I’m not saying rape isn’t a terrible problem, but popular perception makes it out to be a bigger risk than it is. Moreover, I believe that girls suffer real psychological harm by being raised to think of themselves as potential victims and all strange men as potential predators, especially when the actual figures don’t bear this out.

A study of the rise/fall of murder rates does little to answer the question of whether children are safer today than in past.

When thinking about their safety, we are most likely thinking of child abduction.

I would be interested in seeing abduction stats; I would suggest that most if not all of the increase in child abduction is as a result of parental abduction.

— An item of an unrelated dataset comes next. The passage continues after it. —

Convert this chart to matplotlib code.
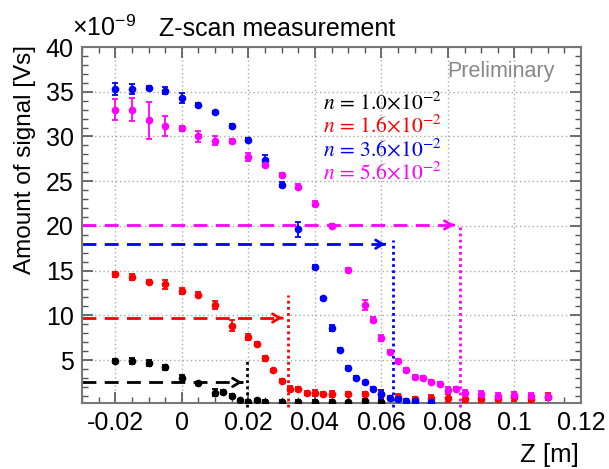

If that is the case, children of parents who have not been involved in a custody dispute are likely just as safe as in the past.

Heck, children aren’t in nearly as much danger from adults as they are from other children.

Assuming that violent robbery happens as often to women as to men, and that a negligible fraction of rape victims are men, that would mean that there are two and a half times as many violent robberies of women as of rapes of women. I think that most women would agree that a rape is more than two and a half times as bad as a robbery, even a violent one. In that case, it’s still appropriate for women to worry more about rape than about violent robbery.

Cecil’s right about the dead bodies part.

It’s interesting that the two peaks in the dead body count coincide with Prohibition and the crack epidemic.

I think Icarus has the right idea. Our imaginations are being overfed. To wit: every time some psycho does something perverted in some backwater, we all get it shoved down our throats live on CNN.

I’m all for being vigilant and careful and informed, but we don’t need to know all this.

Unfortunately we can’t go back to our idyllic naiveté. I tried once. I canceled my subscription to Time and Newsweek and stopped reading the newspaper. Hopeless.